**WRITTEN PROBLEM**
Please write out the material that follows, exactly as it stands.

**GIVEN RECORDS**
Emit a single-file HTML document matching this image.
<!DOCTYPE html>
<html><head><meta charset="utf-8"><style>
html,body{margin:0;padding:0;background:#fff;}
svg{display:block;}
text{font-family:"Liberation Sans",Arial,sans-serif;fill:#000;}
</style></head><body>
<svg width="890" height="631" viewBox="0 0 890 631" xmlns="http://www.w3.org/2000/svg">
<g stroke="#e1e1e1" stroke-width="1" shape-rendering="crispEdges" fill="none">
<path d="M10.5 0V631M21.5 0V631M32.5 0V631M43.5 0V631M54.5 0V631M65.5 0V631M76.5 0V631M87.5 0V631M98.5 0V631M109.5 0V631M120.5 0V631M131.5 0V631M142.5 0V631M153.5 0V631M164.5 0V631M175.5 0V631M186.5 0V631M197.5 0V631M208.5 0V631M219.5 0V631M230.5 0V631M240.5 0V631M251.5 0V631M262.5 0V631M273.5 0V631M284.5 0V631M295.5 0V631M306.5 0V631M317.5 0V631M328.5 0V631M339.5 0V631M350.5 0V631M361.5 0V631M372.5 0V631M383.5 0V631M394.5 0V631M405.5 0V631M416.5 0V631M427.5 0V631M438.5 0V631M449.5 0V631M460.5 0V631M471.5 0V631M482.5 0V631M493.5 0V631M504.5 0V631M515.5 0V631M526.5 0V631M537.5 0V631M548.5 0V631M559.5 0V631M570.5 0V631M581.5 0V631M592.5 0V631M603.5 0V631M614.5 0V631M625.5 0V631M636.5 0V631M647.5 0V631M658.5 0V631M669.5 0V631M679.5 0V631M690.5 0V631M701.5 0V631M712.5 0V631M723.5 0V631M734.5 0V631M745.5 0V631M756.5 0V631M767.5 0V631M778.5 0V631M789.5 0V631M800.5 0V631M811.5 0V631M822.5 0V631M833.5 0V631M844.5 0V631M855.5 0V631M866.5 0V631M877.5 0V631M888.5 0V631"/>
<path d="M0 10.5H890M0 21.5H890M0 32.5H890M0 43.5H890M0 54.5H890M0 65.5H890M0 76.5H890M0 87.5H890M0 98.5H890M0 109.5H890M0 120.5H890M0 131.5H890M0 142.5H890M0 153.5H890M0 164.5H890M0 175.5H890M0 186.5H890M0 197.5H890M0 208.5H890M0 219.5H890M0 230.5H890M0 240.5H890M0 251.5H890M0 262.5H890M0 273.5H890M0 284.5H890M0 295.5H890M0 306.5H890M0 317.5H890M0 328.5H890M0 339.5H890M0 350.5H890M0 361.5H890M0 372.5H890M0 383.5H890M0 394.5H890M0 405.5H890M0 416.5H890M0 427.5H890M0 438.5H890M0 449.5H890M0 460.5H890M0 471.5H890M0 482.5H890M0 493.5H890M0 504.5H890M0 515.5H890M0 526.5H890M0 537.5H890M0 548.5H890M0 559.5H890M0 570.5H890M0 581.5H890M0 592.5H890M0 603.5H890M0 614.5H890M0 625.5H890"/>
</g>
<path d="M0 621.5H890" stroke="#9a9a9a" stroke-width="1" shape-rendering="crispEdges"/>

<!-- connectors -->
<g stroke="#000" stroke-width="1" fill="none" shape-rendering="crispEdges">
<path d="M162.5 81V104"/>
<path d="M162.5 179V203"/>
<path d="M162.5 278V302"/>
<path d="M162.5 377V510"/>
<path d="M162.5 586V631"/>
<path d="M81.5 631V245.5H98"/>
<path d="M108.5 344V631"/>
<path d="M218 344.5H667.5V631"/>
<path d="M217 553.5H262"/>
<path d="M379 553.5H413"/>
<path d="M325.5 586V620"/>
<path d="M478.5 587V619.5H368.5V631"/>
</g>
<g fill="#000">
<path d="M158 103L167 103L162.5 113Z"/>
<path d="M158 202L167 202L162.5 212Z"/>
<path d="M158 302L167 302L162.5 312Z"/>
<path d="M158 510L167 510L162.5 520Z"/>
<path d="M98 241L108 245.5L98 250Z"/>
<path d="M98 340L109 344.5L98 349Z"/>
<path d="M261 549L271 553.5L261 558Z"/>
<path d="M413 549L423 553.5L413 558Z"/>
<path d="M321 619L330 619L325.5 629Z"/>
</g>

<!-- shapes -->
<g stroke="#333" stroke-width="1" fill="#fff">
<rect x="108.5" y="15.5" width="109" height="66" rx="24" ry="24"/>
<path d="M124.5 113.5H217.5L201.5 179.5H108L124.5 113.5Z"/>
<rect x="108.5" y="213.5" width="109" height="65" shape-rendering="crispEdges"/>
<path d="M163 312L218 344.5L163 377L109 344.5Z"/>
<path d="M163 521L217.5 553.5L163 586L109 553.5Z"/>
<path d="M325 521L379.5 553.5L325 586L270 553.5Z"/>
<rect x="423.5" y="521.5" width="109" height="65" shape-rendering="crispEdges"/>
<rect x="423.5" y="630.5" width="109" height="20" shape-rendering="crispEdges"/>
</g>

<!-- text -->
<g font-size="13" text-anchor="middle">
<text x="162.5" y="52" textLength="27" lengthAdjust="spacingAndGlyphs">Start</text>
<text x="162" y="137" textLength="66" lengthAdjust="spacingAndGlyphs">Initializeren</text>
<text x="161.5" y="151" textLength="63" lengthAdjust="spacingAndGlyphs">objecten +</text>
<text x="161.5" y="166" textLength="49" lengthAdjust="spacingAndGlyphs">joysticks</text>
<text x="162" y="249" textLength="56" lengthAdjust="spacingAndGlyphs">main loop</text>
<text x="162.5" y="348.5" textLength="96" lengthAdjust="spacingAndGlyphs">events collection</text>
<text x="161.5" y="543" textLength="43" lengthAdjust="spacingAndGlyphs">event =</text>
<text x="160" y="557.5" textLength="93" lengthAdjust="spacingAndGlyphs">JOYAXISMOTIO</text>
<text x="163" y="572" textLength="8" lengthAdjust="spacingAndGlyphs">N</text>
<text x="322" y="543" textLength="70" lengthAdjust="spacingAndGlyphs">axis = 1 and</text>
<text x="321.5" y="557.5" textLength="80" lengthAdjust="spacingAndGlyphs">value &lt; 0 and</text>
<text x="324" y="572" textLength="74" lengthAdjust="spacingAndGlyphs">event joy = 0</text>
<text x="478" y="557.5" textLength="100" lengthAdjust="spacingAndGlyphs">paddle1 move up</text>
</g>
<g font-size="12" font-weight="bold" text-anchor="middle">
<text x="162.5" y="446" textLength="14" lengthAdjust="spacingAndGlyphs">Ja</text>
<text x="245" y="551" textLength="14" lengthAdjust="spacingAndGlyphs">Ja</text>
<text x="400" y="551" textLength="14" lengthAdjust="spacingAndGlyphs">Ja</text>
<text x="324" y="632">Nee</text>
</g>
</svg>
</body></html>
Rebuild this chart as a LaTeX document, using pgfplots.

**OUTPUT OF THE EXERCISE**
Emit a single-file HTML document matching this image.
<!DOCTYPE html>
<html><head><meta charset="utf-8"><style>
html,body{margin:0;padding:0;background:#fff;}
svg{display:block;}
text{font-family:"Liberation Sans",Arial,sans-serif;fill:#000;}
</style></head><body>
<svg width="890" height="631" viewBox="0 0 890 631" xmlns="http://www.w3.org/2000/svg">
<g stroke="#e1e1e1" stroke-width="1" shape-rendering="crispEdges" fill="none">
<path d="M10.5 0V631M21.5 0V631M32.5 0V631M43.5 0V631M54.5 0V631M65.5 0V631M76.5 0V631M87.5 0V631M98.5 0V631M109.5 0V631M120.5 0V631M131.5 0V631M142.5 0V631M153.5 0V631M164.5 0V631M175.5 0V631M186.5 0V631M197.5 0V631M208.5 0V631M219.5 0V631M230.5 0V631M240.5 0V631M251.5 0V631M262.5 0V631M273.5 0V631M284.5 0V631M295.5 0V631M306.5 0V631M317.5 0V631M328.5 0V631M339.5 0V631M350.5 0V631M361.5 0V631M372.5 0V631M383.5 0V631M394.5 0V631M405.5 0V631M416.5 0V631M427.5 0V631M438.5 0V631M449.5 0V631M460.5 0V631M471.5 0V631M482.5 0V631M493.5 0V631M504.5 0V631M515.5 0V631M526.5 0V631M537.5 0V631M548.5 0V631M559.5 0V631M570.5 0V631M581.5 0V631M592.5 0V631M603.5 0V631M614.5 0V631M625.5 0V631M636.5 0V631M647.5 0V631M658.5 0V631M669.5 0V631M679.5 0V631M690.5 0V631M701.5 0V631M712.5 0V631M723.5 0V631M734.5 0V631M745.5 0V631M756.5 0V631M767.5 0V631M778.5 0V631M789.5 0V631M800.5 0V631M811.5 0V631M822.5 0V631M833.5 0V631M844.5 0V631M855.5 0V631M866.5 0V631M877.5 0V631M888.5 0V631"/>
<path d="M0 10.5H890M0 21.5H890M0 32.5H890M0 43.5H890M0 54.5H890M0 65.5H890M0 76.5H890M0 87.5H890M0 98.5H890M0 109.5H890M0 120.5H890M0 131.5H890M0 142.5H890M0 153.5H890M0 164.5H890M0 175.5H890M0 186.5H890M0 197.5H890M0 208.5H890M0 219.5H890M0 230.5H890M0 240.5H890M0 251.5H890M0 262.5H890M0 273.5H890M0 284.5H890M0 295.5H890M0 306.5H890M0 317.5H890M0 328.5H890M0 339.5H890M0 350.5H890M0 361.5H890M0 372.5H890M0 383.5H890M0 394.5H890M0 405.5H890M0 416.5H890M0 427.5H890M0 438.5H890M0 449.5H890M0 460.5H890M0 471.5H890M0 482.5H890M0 493.5H890M0 504.5H890M0 515.5H890M0 526.5H890M0 537.5H890M0 548.5H890M0 559.5H890M0 570.5H890M0 581.5H890M0 592.5H890M0 603.5H890M0 614.5H890M0 625.5H890"/>
</g>
<path d="M0 621.5H890" stroke="#9a9a9a" stroke-width="1" shape-rendering="crispEdges"/>

<!-- connectors -->
<g stroke="#000" stroke-width="1" fill="none" shape-rendering="crispEdges">
<path d="M162.5 81V104"/>
<path d="M162.5 179V203"/>
<path d="M162.5 278V302"/>
<path d="M162.5 377V510"/>
<path d="M162.5 586V631"/>
<path d="M81.5 631V245.5H98"/>
<path d="M108.5 344V631"/>
<path d="M218 344.5H667.5V631"/>
<path d="M217 553.5H262"/>
<path d="M379 553.5H413"/>
<path d="M325.5 586V620"/>
<path d="M478.5 587V619.5H368.5V631"/>
</g>
<g fill="#000">
<path d="M158 103L167 103L162.5 113Z"/>
<path d="M158 202L167 202L162.5 212Z"/>
<path d="M158 302L167 302L162.5 312Z"/>
<path d="M158 510L167 510L162.5 520Z"/>
<path d="M98 241L108 245.5L98 250Z"/>
<path d="M98 340L109 344.5L98 349Z"/>
<path d="M261 549L271 553.5L261 558Z"/>
<path d="M413 549L423 553.5L413 558Z"/>
<path d="M321 619L330 619L325.5 629Z"/>
</g>

<!-- shapes -->
<g stroke="#333" stroke-width="1" fill="#fff">
<rect x="108.5" y="15.5" width="109" height="66" rx="24" ry="24"/>
<path d="M124.5 113.5H217.5L201.5 179.5H108L124.5 113.5Z"/>
<rect x="108.5" y="213.5" width="109" height="65" shape-rendering="crispEdges"/>
<path d="M163 312L218 344.5L163 377L109 344.5Z"/>
<path d="M163 521L217.5 553.5L163 586L109 553.5Z"/>
<path d="M325 521L379.5 553.5L325 586L270 553.5Z"/>
<rect x="423.5" y="521.5" width="109" height="65" shape-rendering="crispEdges"/>
<rect x="423.5" y="630.5" width="109" height="20" shape-rendering="crispEdges"/>
</g>

<!-- text -->
<g font-size="13" text-anchor="middle">
<text x="162.5" y="52" textLength="27" lengthAdjust="spacingAndGlyphs">Start</text>
<text x="162" y="137" textLength="66" lengthAdjust="spacingAndGlyphs">Initializeren</text>
<text x="161.5" y="151" textLength="63" lengthAdjust="spacingAndGlyphs">objecten +</text>
<text x="161.5" y="166" textLength="49" lengthAdjust="spacingAndGlyphs">joysticks</text>
<text x="162" y="249" textLength="56" lengthAdjust="spacingAndGlyphs">main loop</text>
<text x="162.5" y="348.5" textLength="96" lengthAdjust="spacingAndGlyphs">events collection</text>
<text x="161.5" y="543" textLength="43" lengthAdjust="spacingAndGlyphs">event =</text>
<text x="160" y="557.5" textLength="93" lengthAdjust="spacingAndGlyphs">JOYAXISMOTIO</text>
<text x="163" y="572" textLength="8" lengthAdjust="spacingAndGlyphs">N</text>
<text x="322" y="543" textLength="70" lengthAdjust="spacingAndGlyphs">axis = 1 and</text>
<text x="321.5" y="557.5" textLength="80" lengthAdjust="spacingAndGlyphs">value &lt; 0 and</text>
<text x="324" y="572" textLength="74" lengthAdjust="spacingAndGlyphs">event joy = 0</text>
<text x="478" y="557.5" textLength="100" lengthAdjust="spacingAndGlyphs">paddle1 move up</text>
</g>
<g font-size="12" font-weight="bold" text-anchor="middle">
<text x="162.5" y="446" textLength="14" lengthAdjust="spacingAndGlyphs">Ja</text>
<text x="245" y="551" textLength="14" lengthAdjust="spacingAndGlyphs">Ja</text>
<text x="400" y="551" textLength="14" lengthAdjust="spacingAndGlyphs">Ja</text>
<text x="324" y="632">Nee</text>
</g>
</svg>
</body></html>
Rebuild this chart as a LaTeX document, using pgfplots.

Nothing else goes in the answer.